Sejak tahun lalu, Indonesia telah meminta agar implementasi kebijakan EUDR dibahas bersama, hingga akhirnya dibentuk joint task force (JTF) yang melibatkan Indonesia, Uni Eropa, dan Malaysia.
Airlangga menyoroti kekhawatiran Indonesia terkait regulasi Uni Eropa, terutama permintaan detail geo-location. Meskipun Indonesia sudah memiliki dashboard nasional untuk memantau komoditas yang bisa diakses Uni Eropa, mereka tetap menginginkan informasi lebih rinci, yang dianggap mengancam keamanan negara.
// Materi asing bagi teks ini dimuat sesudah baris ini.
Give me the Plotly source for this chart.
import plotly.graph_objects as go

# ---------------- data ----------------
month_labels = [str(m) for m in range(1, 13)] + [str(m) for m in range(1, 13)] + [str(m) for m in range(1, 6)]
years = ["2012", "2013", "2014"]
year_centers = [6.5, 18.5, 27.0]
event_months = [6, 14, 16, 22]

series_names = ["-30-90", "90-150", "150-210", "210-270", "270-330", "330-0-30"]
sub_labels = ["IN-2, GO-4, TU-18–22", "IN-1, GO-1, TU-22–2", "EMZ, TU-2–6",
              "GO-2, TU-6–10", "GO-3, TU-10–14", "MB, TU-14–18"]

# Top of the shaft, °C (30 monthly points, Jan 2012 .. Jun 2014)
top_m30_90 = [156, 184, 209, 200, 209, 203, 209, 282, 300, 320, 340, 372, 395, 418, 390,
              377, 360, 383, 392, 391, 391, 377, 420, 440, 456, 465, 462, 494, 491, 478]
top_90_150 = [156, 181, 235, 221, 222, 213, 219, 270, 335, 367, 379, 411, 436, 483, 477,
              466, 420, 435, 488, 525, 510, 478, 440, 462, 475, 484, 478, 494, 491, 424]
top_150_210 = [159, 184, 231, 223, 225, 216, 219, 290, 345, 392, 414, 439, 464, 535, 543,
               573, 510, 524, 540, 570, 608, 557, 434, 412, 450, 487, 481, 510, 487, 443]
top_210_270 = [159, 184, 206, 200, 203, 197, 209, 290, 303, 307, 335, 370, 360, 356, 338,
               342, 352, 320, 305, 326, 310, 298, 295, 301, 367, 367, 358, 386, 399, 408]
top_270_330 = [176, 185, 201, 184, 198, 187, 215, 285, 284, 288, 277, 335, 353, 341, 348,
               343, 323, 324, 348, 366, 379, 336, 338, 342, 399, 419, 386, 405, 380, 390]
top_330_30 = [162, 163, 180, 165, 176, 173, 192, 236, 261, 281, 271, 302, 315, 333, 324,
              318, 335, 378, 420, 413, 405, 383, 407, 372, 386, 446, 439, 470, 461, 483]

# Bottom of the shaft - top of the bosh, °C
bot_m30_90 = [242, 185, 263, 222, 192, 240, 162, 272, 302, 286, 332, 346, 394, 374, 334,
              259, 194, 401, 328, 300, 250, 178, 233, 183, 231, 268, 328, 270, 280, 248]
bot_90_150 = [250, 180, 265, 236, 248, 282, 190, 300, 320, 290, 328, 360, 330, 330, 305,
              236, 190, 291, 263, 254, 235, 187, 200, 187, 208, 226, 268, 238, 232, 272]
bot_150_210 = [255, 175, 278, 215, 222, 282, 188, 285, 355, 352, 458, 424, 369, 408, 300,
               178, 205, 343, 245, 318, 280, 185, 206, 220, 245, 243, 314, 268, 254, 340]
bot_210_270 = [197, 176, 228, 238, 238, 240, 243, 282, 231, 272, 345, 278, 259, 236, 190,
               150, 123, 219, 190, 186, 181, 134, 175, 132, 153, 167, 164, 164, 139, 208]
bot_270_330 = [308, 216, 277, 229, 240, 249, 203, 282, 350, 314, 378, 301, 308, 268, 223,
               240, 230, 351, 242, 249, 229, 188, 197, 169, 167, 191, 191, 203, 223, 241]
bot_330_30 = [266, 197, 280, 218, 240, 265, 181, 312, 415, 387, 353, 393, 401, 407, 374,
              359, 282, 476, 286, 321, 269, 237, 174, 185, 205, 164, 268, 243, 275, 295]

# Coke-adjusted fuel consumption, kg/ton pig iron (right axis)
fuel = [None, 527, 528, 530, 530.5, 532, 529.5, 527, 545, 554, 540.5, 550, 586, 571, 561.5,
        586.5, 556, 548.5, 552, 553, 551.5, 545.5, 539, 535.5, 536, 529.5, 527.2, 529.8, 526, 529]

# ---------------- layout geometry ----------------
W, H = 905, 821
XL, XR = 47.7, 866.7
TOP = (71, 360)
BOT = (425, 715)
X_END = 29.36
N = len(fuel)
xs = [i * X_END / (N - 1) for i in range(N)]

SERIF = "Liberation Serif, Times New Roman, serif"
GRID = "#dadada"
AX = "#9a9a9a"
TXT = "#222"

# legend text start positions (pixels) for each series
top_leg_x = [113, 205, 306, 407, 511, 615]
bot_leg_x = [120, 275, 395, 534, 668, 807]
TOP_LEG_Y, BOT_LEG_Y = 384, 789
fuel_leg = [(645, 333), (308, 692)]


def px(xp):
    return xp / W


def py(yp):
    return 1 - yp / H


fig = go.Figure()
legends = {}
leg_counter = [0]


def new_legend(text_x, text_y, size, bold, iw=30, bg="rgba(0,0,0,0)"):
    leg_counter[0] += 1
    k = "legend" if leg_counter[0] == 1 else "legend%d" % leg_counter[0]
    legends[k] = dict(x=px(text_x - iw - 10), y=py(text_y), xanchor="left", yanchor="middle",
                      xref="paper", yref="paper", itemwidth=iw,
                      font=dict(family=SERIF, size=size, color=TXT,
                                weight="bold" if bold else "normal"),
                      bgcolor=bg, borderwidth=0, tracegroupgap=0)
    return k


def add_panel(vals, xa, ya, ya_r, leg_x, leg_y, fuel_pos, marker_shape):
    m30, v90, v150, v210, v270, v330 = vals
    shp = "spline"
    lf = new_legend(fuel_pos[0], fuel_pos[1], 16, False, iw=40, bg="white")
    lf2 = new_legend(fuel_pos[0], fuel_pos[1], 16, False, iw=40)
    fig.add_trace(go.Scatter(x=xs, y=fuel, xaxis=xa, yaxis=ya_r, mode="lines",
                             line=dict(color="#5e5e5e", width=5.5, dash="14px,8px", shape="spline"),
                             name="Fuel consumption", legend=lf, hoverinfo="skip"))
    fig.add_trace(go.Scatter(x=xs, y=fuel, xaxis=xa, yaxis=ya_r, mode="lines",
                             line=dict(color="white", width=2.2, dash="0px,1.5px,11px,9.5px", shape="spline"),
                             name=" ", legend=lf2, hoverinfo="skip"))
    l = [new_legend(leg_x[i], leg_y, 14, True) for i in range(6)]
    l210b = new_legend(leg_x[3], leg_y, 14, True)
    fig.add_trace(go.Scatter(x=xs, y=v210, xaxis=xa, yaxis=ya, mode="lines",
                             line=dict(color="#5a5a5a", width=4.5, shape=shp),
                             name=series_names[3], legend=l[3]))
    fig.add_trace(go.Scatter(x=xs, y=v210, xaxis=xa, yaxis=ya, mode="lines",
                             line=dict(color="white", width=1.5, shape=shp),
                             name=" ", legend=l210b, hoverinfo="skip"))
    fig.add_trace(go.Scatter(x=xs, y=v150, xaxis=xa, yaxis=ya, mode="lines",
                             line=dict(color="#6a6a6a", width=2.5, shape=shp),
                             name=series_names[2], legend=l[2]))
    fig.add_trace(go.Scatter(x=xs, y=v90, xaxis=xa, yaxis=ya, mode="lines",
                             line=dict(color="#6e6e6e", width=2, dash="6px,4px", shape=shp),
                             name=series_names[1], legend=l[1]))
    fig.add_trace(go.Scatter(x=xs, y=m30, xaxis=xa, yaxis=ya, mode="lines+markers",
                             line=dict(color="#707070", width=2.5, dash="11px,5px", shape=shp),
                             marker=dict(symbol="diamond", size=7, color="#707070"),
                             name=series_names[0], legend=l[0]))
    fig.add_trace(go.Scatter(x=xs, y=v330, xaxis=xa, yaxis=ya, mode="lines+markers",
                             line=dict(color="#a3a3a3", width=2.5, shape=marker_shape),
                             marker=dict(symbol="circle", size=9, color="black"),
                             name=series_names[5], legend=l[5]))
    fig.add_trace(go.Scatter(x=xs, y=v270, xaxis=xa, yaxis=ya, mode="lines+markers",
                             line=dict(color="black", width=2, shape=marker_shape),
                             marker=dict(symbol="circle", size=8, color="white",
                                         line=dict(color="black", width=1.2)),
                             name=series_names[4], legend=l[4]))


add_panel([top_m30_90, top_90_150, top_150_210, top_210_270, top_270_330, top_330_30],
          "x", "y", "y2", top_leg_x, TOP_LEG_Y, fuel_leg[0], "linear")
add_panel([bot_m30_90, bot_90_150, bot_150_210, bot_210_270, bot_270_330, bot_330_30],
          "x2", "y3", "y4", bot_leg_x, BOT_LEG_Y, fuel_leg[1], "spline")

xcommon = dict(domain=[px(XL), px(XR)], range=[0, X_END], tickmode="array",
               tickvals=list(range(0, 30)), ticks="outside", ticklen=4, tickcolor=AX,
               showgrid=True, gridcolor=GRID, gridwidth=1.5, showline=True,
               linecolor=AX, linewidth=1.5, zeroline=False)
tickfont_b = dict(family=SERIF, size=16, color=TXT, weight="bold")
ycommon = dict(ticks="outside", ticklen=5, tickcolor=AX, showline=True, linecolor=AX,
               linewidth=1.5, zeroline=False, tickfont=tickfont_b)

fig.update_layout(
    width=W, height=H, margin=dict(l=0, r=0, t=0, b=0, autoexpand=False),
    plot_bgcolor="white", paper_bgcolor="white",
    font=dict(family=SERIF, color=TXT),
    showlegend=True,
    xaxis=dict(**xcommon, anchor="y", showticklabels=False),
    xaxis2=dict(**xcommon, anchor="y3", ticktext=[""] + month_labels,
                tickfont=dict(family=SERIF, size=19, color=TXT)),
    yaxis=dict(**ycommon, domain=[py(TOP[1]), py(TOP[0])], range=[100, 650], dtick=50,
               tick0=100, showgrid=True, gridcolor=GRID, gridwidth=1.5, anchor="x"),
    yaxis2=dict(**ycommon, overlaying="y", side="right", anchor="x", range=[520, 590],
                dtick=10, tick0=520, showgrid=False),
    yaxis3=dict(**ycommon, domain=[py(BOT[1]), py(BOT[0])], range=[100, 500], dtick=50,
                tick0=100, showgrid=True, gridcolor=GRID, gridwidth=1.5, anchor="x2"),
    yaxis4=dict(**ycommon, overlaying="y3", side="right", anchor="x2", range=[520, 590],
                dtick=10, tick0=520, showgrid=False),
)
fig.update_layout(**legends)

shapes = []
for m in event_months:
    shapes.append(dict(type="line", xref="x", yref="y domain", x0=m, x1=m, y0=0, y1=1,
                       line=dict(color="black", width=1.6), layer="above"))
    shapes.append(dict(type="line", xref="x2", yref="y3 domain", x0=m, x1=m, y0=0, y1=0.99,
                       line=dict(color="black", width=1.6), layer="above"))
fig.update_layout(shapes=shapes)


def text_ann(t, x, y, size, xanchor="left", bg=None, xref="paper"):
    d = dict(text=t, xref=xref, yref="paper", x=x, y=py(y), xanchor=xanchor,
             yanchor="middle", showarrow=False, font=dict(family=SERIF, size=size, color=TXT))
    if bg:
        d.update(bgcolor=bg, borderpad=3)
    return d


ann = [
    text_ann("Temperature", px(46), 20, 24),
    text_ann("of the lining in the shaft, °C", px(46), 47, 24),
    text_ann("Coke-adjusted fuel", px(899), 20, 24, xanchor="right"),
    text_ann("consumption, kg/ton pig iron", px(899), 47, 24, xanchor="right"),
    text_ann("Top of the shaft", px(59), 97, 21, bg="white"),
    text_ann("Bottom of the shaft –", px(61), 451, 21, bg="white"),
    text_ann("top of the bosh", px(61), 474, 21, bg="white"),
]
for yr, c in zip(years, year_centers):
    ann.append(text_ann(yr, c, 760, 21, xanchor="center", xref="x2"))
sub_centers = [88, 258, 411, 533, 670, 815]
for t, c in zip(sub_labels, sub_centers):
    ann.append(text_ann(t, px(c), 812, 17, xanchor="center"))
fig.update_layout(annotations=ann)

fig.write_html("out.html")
“Kalau negara kita diakses secara koordinat oleh orang luar, ini kan masalah keamanan. Itu yang kita keberatan. Kita sudah punya pola, tapi mereka juga masih keberatan dengan pola yang kita buat,” ujar Airlangga.
Selain itu, Indonesia juga mengkhawatirkan Uni Eropa yang seolah berperan sebagai lembaga pemeringkat (rating agency). Padahal, peran itu telah dijalankan oleh lembaga-lembaga lain yang memang bergerak di bidang pemeringkatan.
Airlangga juga menekankan pentingnya pengakuan terhadap standar keberlanjutan yang ada, seperti ISPO untuk Indonesia, MSPO untuk Malaysia, dan RSPO di Eropa. Namun, EUDR tidak mau mengakui standar lain.
“Jadi, itu tiga isu yang terus diperjuangkan oleh Indonesia dan Malaysia dalam JTF,” tutur Airlangga.